▶ GOAL OF THE EXERCISE
Reproduce the listing below exactly, minus its pictures.
* Begin *
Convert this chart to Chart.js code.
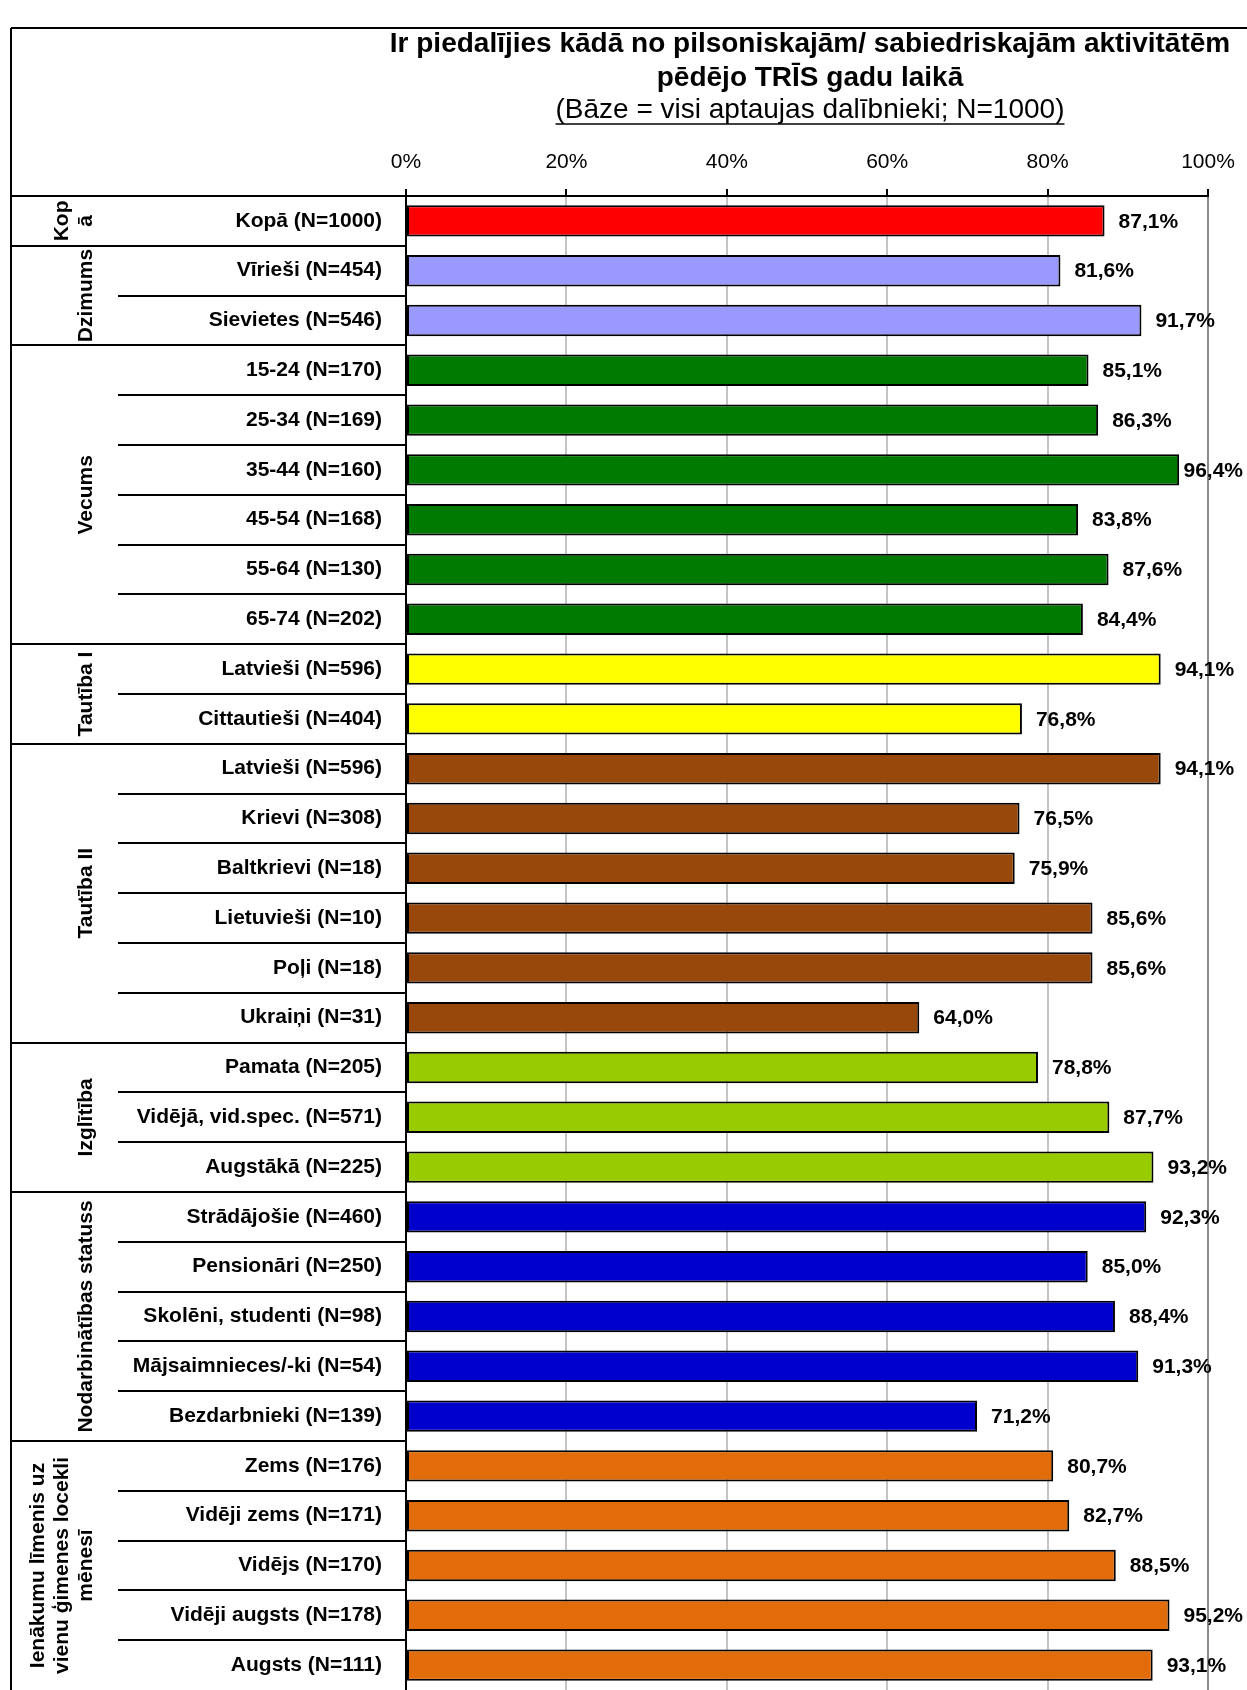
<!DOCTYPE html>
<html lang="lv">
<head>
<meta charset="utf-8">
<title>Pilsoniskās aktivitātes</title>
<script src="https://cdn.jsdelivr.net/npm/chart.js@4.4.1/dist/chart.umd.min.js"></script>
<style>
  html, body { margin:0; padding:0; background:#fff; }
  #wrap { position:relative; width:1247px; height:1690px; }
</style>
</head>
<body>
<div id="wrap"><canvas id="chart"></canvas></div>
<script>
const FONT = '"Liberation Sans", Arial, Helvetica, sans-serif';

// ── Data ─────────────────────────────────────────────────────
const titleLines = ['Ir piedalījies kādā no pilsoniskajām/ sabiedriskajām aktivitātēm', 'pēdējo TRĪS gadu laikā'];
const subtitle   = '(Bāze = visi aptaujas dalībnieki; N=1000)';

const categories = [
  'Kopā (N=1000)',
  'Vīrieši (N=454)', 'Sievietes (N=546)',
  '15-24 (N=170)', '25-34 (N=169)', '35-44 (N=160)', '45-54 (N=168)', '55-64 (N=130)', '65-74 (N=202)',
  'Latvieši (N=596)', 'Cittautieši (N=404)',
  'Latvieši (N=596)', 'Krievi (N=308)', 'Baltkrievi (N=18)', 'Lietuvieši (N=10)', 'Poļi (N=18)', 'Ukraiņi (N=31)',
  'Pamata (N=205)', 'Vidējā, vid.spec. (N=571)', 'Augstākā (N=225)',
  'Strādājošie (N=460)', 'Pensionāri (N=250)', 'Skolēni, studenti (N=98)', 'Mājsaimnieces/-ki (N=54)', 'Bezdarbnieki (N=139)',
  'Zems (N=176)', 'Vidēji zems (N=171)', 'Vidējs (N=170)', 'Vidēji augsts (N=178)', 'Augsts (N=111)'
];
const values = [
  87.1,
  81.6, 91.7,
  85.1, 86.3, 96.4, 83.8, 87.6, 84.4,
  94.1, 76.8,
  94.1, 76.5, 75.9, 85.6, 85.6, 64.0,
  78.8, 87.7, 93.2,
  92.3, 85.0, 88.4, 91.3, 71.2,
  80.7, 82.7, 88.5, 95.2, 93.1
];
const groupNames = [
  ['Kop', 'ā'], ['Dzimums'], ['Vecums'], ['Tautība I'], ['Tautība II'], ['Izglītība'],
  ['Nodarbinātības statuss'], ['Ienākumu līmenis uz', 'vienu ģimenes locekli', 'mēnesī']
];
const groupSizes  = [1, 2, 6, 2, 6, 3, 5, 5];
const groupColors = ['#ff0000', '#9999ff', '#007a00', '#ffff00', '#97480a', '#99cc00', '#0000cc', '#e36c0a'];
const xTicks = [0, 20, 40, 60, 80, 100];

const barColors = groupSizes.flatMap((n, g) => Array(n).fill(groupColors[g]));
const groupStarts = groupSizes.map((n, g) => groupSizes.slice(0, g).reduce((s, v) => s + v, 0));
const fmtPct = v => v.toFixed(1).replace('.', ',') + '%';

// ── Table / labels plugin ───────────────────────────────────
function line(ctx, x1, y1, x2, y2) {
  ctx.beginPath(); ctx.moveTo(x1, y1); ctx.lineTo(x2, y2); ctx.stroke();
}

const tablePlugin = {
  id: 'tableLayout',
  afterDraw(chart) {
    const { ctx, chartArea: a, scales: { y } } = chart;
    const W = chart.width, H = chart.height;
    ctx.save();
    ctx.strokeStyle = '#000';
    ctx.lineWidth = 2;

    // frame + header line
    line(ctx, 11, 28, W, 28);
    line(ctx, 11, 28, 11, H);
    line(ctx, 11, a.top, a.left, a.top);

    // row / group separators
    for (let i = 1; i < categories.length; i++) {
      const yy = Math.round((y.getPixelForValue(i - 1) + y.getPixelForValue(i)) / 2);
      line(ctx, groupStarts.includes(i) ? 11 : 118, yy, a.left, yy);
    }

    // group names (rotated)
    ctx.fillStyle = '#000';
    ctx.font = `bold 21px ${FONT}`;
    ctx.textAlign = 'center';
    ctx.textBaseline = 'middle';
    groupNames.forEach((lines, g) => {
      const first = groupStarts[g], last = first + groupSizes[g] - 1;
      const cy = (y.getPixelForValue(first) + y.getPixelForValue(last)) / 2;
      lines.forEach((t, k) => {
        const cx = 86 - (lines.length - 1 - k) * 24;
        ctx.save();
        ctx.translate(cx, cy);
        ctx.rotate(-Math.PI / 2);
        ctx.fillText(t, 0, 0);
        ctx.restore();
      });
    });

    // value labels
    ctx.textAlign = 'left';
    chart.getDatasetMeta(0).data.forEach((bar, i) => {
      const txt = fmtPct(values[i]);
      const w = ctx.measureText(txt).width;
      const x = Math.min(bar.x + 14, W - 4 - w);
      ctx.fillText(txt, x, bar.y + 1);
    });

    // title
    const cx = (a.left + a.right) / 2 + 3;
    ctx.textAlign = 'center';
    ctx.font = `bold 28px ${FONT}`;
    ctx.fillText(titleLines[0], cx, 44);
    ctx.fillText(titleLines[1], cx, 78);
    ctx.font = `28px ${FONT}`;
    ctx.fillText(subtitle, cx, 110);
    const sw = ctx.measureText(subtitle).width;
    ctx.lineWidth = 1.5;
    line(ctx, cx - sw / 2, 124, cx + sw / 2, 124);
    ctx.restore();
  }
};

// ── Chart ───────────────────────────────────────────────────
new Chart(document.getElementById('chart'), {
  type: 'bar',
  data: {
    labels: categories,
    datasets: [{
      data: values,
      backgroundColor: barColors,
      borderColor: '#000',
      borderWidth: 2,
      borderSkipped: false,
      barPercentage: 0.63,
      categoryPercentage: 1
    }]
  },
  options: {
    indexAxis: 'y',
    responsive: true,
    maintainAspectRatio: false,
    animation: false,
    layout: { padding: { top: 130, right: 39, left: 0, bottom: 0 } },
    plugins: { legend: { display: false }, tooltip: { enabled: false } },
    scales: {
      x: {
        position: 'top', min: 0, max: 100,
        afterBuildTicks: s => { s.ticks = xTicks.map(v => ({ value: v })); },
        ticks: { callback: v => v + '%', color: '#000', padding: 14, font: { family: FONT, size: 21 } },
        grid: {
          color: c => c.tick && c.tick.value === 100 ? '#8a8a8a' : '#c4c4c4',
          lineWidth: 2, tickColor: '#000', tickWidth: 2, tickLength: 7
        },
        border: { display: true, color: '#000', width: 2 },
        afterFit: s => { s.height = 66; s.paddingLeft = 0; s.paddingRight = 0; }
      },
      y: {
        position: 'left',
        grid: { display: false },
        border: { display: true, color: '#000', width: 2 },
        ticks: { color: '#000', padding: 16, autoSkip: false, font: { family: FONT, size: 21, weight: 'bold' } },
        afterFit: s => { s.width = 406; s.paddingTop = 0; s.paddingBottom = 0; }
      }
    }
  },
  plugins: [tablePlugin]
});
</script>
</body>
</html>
* End *
▶ ANSWER TO THIS TASK
Convert this chart to Chart.js code.
<!DOCTYPE html>
<html lang="lv">
<head>
<meta charset="utf-8">
<title>Pilsoniskās aktivitātes</title>
<script src="https://cdn.jsdelivr.net/npm/chart.js@4.4.1/dist/chart.umd.min.js"></script>
<style>
  html, body { margin:0; padding:0; background:#fff; }
  #wrap { position:relative; width:1247px; height:1690px; }
</style>
</head>
<body>
<div id="wrap"><canvas id="chart"></canvas></div>
<script>
const FONT = '"Liberation Sans", Arial, Helvetica, sans-serif';

// ── Data ─────────────────────────────────────────────────────
const titleLines = ['Ir piedalījies kādā no pilsoniskajām/ sabiedriskajām aktivitātēm', 'pēdējo TRĪS gadu laikā'];
const subtitle   = '(Bāze = visi aptaujas dalībnieki; N=1000)';

const categories = [
  'Kopā (N=1000)',
  'Vīrieši (N=454)', 'Sievietes (N=546)',
  '15-24 (N=170)', '25-34 (N=169)', '35-44 (N=160)', '45-54 (N=168)', '55-64 (N=130)', '65-74 (N=202)',
  'Latvieši (N=596)', 'Cittautieši (N=404)',
  'Latvieši (N=596)', 'Krievi (N=308)', 'Baltkrievi (N=18)', 'Lietuvieši (N=10)', 'Poļi (N=18)', 'Ukraiņi (N=31)',
  'Pamata (N=205)', 'Vidējā, vid.spec. (N=571)', 'Augstākā (N=225)',
  'Strādājošie (N=460)', 'Pensionāri (N=250)', 'Skolēni, studenti (N=98)', 'Mājsaimnieces/-ki (N=54)', 'Bezdarbnieki (N=139)',
  'Zems (N=176)', 'Vidēji zems (N=171)', 'Vidējs (N=170)', 'Vidēji augsts (N=178)', 'Augsts (N=111)'
];
const values = [
  87.1,
  81.6, 91.7,
  85.1, 86.3, 96.4, 83.8, 87.6, 84.4,
  94.1, 76.8,
  94.1, 76.5, 75.9, 85.6, 85.6, 64.0,
  78.8, 87.7, 93.2,
  92.3, 85.0, 88.4, 91.3, 71.2,
  80.7, 82.7, 88.5, 95.2, 93.1
];
const groupNames = [
  ['Kop', 'ā'], ['Dzimums'], ['Vecums'], ['Tautība I'], ['Tautība II'], ['Izglītība'],
  ['Nodarbinātības statuss'], ['Ienākumu līmenis uz', 'vienu ģimenes locekli', 'mēnesī']
];
const groupSizes  = [1, 2, 6, 2, 6, 3, 5, 5];
const groupColors = ['#ff0000', '#9999ff', '#007a00', '#ffff00', '#97480a', '#99cc00', '#0000cc', '#e36c0a'];
const xTicks = [0, 20, 40, 60, 80, 100];

const barColors = groupSizes.flatMap((n, g) => Array(n).fill(groupColors[g]));
const groupStarts = groupSizes.map((n, g) => groupSizes.slice(0, g).reduce((s, v) => s + v, 0));
const fmtPct = v => v.toFixed(1).replace('.', ',') + '%';

// ── Table / labels plugin ───────────────────────────────────
function line(ctx, x1, y1, x2, y2) {
  ctx.beginPath(); ctx.moveTo(x1, y1); ctx.lineTo(x2, y2); ctx.stroke();
}

const tablePlugin = {
  id: 'tableLayout',
  afterDraw(chart) {
    const { ctx, chartArea: a, scales: { y } } = chart;
    const W = chart.width, H = chart.height;
    ctx.save();
    ctx.strokeStyle = '#000';
    ctx.lineWidth = 2;

    // frame + header line
    line(ctx, 11, 28, W, 28);
    line(ctx, 11, 28, 11, H);
    line(ctx, 11, a.top, a.left, a.top);

    // row / group separators
    for (let i = 1; i < categories.length; i++) {
      const yy = Math.round((y.getPixelForValue(i - 1) + y.getPixelForValue(i)) / 2);
      line(ctx, groupStarts.includes(i) ? 11 : 118, yy, a.left, yy);
    }

    // group names (rotated)
    ctx.fillStyle = '#000';
    ctx.font = `bold 21px ${FONT}`;
    ctx.textAlign = 'center';
    ctx.textBaseline = 'middle';
    groupNames.forEach((lines, g) => {
      const first = groupStarts[g], last = first + groupSizes[g] - 1;
      const cy = (y.getPixelForValue(first) + y.getPixelForValue(last)) / 2;
      lines.forEach((t, k) => {
        const cx = 86 - (lines.length - 1 - k) * 24;
        ctx.save();
        ctx.translate(cx, cy);
        ctx.rotate(-Math.PI / 2);
        ctx.fillText(t, 0, 0);
        ctx.restore();
      });
    });

    // value labels
    ctx.textAlign = 'left';
    chart.getDatasetMeta(0).data.forEach((bar, i) => {
      const txt = fmtPct(values[i]);
      const w = ctx.measureText(txt).width;
      const x = Math.min(bar.x + 14, W - 4 - w);
      ctx.fillText(txt, x, bar.y + 1);
    });

    // title
    const cx = (a.left + a.right) / 2 + 3;
    ctx.textAlign = 'center';
    ctx.font = `bold 28px ${FONT}`;
    ctx.fillText(titleLines[0], cx, 44);
    ctx.fillText(titleLines[1], cx, 78);
    ctx.font = `28px ${FONT}`;
    ctx.fillText(subtitle, cx, 110);
    const sw = ctx.measureText(subtitle).width;
    ctx.lineWidth = 1.5;
    line(ctx, cx - sw / 2, 124, cx + sw / 2, 124);
    ctx.restore();
  }
};

// ── Chart ───────────────────────────────────────────────────
new Chart(document.getElementById('chart'), {
  type: 'bar',
  data: {
    labels: categories,
    datasets: [{
      data: values,
      backgroundColor: barColors,
      borderColor: '#000',
      borderWidth: 2,
      borderSkipped: false,
      barPercentage: 0.63,
      categoryPercentage: 1
    }]
  },
  options: {
    indexAxis: 'y',
    responsive: true,
    maintainAspectRatio: false,
    animation: false,
    layout: { padding: { top: 130, right: 39, left: 0, bottom: 0 } },
    plugins: { legend: { display: false }, tooltip: { enabled: false } },
    scales: {
      x: {
        position: 'top', min: 0, max: 100,
        afterBuildTicks: s => { s.ticks = xTicks.map(v => ({ value: v })); },
        ticks: { callback: v => v + '%', color: '#000', padding: 14, font: { family: FONT, size: 21 } },
        grid: {
          color: c => c.tick && c.tick.value === 100 ? '#8a8a8a' : '#c4c4c4',
          lineWidth: 2, tickColor: '#000', tickWidth: 2, tickLength: 7
        },
        border: { display: true, color: '#000', width: 2 },
        afterFit: s => { s.height = 66; s.paddingLeft = 0; s.paddingRight = 0; }
      },
      y: {
        position: 'left',
        grid: { display: false },
        border: { display: true, color: '#000', width: 2 },
        ticks: { color: '#000', padding: 16, autoSkip: false, font: { family: FONT, size: 21, weight: 'bold' } },
        afterFit: s => { s.width = 406; s.paddingTop = 0; s.paddingBottom = 0; }
      }
    }
  },
  plugins: [tablePlugin]
});
</script>
</body>
</html>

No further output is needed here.